— PROBLEM TO SOLVE —
Reproduce the lines exactly, beginning with the line that has "Emit a Python" and ending with the line that has "import matplotlib.pyplot as plt". Images are left out.

— GIVEN RECORDS —
________________________________________

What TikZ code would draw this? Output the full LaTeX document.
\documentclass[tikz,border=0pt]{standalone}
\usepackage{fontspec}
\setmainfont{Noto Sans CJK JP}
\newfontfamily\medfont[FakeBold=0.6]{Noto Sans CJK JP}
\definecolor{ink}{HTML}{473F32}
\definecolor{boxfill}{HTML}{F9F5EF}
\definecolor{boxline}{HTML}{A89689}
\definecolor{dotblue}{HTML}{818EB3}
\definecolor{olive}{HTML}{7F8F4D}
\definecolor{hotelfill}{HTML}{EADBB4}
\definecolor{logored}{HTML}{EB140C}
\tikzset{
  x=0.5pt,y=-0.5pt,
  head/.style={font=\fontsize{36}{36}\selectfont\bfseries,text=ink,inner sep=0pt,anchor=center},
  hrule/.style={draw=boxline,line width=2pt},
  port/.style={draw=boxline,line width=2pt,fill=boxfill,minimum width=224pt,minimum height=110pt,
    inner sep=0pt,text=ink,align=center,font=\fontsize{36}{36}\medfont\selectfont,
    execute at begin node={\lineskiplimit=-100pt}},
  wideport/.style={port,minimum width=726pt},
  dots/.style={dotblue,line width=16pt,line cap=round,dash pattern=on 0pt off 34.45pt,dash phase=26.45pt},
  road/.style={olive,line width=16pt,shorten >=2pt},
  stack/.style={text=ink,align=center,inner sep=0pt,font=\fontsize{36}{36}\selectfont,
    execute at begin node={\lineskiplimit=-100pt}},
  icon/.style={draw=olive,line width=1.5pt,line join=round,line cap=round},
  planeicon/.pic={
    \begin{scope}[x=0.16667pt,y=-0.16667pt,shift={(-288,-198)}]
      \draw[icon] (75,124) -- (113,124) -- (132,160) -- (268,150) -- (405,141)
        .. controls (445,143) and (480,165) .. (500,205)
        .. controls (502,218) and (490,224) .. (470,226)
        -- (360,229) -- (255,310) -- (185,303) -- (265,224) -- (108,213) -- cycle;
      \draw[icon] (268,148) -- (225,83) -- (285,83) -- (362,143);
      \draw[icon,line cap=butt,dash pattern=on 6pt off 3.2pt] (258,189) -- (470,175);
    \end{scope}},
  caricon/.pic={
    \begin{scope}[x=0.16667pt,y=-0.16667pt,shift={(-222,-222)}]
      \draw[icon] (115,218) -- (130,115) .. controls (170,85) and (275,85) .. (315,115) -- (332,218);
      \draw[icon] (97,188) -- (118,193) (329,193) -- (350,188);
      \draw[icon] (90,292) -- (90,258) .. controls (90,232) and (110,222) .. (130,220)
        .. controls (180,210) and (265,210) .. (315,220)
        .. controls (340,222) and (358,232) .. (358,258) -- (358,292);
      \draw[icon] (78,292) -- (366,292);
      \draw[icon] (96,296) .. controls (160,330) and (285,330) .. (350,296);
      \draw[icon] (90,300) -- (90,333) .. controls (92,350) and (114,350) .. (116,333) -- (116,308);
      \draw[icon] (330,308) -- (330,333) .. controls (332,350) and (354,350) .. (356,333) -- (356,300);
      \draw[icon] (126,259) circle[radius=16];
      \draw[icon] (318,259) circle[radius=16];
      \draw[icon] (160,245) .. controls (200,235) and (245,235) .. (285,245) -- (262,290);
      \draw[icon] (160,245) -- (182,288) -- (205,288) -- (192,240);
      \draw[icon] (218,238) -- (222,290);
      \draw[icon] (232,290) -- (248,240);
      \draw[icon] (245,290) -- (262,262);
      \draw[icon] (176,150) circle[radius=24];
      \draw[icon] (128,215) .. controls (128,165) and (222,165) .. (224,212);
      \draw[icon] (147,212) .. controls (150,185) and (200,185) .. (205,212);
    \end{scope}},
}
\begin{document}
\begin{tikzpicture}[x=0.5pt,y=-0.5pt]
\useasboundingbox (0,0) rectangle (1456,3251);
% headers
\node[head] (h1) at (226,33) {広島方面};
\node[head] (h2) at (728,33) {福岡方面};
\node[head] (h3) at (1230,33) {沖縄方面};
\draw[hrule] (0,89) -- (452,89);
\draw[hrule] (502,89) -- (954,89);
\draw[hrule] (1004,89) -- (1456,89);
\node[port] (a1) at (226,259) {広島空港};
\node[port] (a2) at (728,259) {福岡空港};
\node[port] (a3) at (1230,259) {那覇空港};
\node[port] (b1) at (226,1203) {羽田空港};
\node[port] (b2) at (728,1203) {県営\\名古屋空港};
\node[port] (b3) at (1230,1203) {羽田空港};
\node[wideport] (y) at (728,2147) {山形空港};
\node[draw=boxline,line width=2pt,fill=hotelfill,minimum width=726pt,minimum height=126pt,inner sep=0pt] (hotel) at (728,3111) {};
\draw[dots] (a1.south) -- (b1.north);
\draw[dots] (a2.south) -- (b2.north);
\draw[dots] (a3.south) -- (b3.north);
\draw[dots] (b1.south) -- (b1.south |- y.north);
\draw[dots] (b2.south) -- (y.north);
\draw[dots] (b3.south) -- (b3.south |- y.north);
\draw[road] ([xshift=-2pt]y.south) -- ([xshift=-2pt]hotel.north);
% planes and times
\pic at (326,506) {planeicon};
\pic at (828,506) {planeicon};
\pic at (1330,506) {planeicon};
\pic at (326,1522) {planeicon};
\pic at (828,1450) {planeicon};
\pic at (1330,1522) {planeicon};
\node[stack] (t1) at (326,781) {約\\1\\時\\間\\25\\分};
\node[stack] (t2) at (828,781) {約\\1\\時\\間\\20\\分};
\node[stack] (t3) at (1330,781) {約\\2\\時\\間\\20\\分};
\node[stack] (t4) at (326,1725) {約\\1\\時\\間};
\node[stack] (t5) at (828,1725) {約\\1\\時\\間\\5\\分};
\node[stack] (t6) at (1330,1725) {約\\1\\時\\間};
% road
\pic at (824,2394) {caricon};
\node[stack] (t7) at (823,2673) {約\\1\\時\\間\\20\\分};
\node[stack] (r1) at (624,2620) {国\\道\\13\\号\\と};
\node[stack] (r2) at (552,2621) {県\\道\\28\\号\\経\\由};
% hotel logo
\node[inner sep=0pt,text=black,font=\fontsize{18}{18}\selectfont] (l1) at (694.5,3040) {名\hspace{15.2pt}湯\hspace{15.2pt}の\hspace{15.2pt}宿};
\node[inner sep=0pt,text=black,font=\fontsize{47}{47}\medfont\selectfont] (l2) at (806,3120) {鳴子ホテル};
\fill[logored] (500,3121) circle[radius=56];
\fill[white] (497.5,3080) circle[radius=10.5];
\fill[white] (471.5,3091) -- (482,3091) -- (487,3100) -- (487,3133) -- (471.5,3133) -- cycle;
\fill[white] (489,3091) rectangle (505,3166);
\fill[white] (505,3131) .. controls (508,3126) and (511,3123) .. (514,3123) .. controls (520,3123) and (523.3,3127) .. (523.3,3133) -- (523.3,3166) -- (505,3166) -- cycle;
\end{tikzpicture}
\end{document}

________________________________________

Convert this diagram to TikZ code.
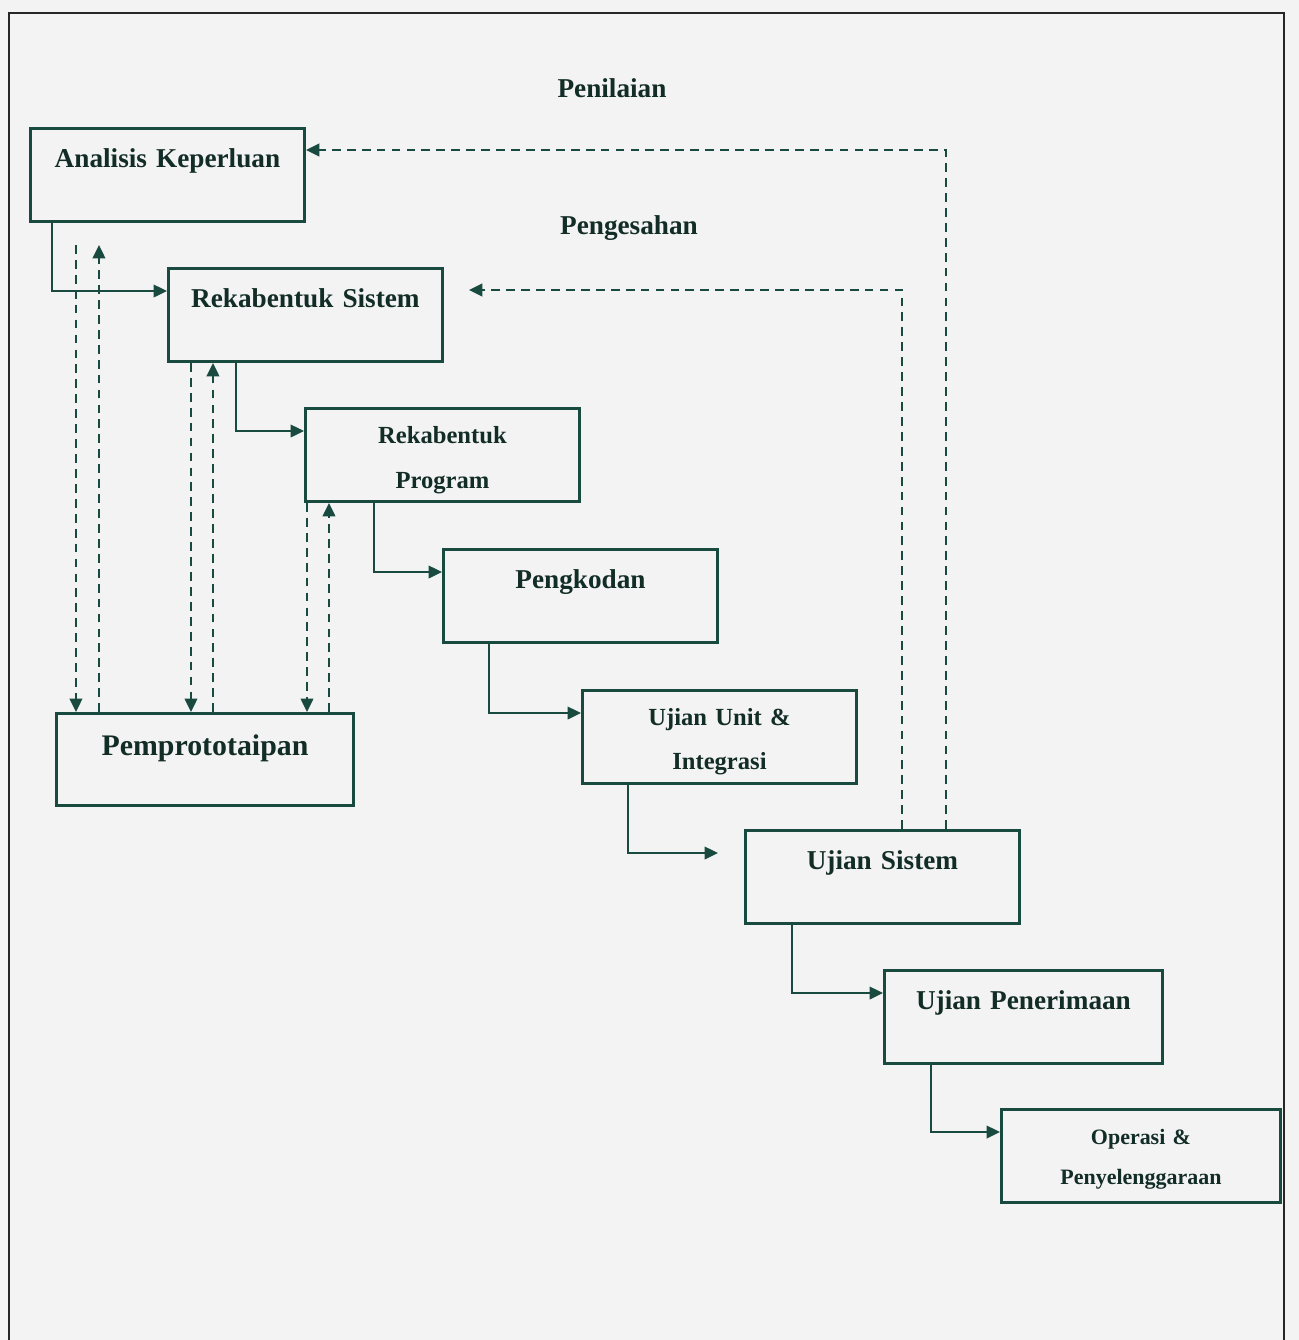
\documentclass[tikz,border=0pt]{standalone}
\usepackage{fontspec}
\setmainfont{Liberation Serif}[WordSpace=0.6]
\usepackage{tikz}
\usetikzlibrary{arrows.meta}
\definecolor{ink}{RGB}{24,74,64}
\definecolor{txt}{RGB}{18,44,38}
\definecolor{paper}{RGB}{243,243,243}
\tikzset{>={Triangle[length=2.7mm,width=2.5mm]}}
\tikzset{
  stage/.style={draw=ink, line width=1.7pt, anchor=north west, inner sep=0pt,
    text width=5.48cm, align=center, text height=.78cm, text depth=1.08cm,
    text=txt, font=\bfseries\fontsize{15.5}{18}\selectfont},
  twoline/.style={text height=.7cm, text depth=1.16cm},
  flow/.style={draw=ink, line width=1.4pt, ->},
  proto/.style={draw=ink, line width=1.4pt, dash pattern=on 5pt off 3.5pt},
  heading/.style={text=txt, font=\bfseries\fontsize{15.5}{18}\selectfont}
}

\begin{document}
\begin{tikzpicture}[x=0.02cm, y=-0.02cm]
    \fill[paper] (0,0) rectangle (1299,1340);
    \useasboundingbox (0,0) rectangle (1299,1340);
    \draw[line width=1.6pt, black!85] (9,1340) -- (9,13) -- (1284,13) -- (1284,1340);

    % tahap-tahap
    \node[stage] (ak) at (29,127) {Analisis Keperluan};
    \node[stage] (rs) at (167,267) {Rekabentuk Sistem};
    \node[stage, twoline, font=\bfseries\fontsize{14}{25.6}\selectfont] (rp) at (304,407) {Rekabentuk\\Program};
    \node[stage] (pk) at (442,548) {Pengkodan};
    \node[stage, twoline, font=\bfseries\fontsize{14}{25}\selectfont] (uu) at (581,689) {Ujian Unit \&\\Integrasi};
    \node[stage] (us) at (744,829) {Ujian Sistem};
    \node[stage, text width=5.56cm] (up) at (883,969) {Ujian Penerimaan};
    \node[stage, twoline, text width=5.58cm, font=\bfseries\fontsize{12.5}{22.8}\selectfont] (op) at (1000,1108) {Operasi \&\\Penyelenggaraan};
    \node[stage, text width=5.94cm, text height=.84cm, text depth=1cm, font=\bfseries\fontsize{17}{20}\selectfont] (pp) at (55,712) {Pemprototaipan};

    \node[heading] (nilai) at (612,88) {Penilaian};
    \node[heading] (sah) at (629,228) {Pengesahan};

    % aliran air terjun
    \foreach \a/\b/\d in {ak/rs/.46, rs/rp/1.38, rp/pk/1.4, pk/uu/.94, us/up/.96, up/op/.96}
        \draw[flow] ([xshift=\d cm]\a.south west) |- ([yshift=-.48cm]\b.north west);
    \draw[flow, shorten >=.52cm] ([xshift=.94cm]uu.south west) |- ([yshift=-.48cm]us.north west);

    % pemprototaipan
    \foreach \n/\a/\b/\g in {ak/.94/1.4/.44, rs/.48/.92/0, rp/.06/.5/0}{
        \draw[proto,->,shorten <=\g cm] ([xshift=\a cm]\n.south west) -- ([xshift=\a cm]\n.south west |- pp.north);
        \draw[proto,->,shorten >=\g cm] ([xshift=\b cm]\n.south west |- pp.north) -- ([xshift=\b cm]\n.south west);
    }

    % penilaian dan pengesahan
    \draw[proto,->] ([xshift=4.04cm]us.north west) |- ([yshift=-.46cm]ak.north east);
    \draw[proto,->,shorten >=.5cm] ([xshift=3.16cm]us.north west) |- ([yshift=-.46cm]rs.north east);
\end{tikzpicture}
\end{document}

________________________________________

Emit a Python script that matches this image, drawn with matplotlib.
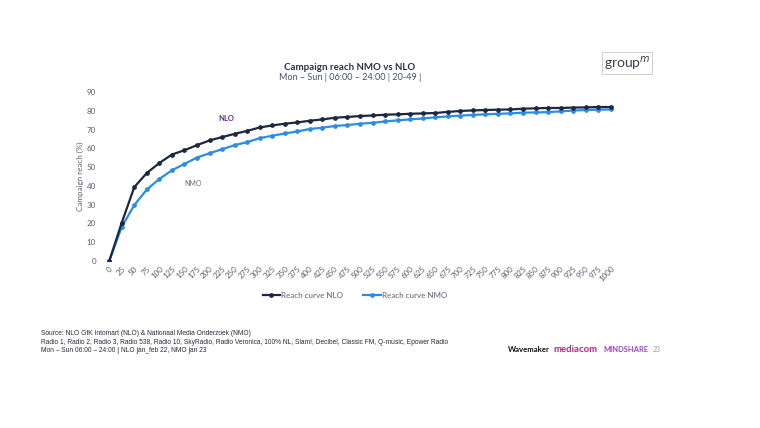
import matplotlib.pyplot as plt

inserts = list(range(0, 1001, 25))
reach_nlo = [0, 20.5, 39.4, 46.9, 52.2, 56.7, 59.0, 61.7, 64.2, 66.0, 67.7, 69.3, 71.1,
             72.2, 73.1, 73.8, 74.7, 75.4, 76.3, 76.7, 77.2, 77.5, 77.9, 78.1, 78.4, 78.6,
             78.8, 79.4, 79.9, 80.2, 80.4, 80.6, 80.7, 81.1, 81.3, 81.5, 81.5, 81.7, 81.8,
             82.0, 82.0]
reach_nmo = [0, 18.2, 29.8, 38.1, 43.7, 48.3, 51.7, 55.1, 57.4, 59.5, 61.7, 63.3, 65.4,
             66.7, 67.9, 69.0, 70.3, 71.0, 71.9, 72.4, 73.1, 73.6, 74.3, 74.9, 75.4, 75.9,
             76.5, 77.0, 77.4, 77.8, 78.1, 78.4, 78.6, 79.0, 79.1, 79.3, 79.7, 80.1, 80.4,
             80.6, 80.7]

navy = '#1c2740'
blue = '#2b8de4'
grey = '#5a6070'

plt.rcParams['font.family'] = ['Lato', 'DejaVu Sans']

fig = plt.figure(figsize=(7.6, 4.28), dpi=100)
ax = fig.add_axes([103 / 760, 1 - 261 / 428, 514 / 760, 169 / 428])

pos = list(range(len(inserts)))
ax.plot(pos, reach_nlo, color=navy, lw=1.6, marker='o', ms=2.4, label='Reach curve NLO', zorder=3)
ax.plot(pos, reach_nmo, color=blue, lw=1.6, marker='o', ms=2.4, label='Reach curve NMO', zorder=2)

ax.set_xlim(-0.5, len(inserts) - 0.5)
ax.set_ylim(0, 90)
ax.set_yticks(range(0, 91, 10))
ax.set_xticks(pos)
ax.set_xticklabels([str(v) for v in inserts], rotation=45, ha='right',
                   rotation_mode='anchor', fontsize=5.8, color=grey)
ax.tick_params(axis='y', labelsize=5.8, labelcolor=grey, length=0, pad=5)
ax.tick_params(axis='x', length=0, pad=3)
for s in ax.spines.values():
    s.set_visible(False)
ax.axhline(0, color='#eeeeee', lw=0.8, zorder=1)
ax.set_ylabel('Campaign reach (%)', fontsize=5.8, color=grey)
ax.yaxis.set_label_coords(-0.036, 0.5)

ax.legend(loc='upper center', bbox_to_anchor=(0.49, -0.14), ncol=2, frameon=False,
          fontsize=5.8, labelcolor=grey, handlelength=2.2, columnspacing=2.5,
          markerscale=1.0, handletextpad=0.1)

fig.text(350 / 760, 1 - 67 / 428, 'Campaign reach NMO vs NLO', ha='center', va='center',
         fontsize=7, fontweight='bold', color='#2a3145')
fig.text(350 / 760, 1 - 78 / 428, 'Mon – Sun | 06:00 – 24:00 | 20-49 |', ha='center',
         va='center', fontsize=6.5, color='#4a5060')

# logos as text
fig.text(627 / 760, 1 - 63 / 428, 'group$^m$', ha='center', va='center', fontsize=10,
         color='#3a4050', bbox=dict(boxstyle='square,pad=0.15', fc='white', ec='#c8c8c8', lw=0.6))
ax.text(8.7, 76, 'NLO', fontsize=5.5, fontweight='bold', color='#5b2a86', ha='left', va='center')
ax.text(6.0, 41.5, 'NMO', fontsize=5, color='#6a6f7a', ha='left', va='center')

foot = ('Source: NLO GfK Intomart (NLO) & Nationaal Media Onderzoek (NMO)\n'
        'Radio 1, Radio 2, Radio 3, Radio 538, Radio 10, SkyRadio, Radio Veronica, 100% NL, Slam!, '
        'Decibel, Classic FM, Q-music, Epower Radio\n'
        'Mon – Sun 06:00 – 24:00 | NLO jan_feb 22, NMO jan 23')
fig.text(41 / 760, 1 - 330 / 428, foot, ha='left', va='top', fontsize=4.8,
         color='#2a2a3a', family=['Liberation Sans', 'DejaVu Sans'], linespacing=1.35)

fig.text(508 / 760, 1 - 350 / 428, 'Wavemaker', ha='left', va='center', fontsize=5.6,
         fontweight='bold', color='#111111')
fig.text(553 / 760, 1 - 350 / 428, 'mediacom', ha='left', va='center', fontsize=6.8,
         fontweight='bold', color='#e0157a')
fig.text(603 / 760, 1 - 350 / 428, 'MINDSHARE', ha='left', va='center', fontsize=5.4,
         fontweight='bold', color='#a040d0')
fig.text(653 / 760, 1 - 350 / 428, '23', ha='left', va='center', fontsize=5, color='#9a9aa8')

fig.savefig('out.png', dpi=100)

________________________________________

— RESPONSE TO THE TASK —
Emit a Python script that matches this image, drawn with matplotlib.
import matplotlib.pyplot as plt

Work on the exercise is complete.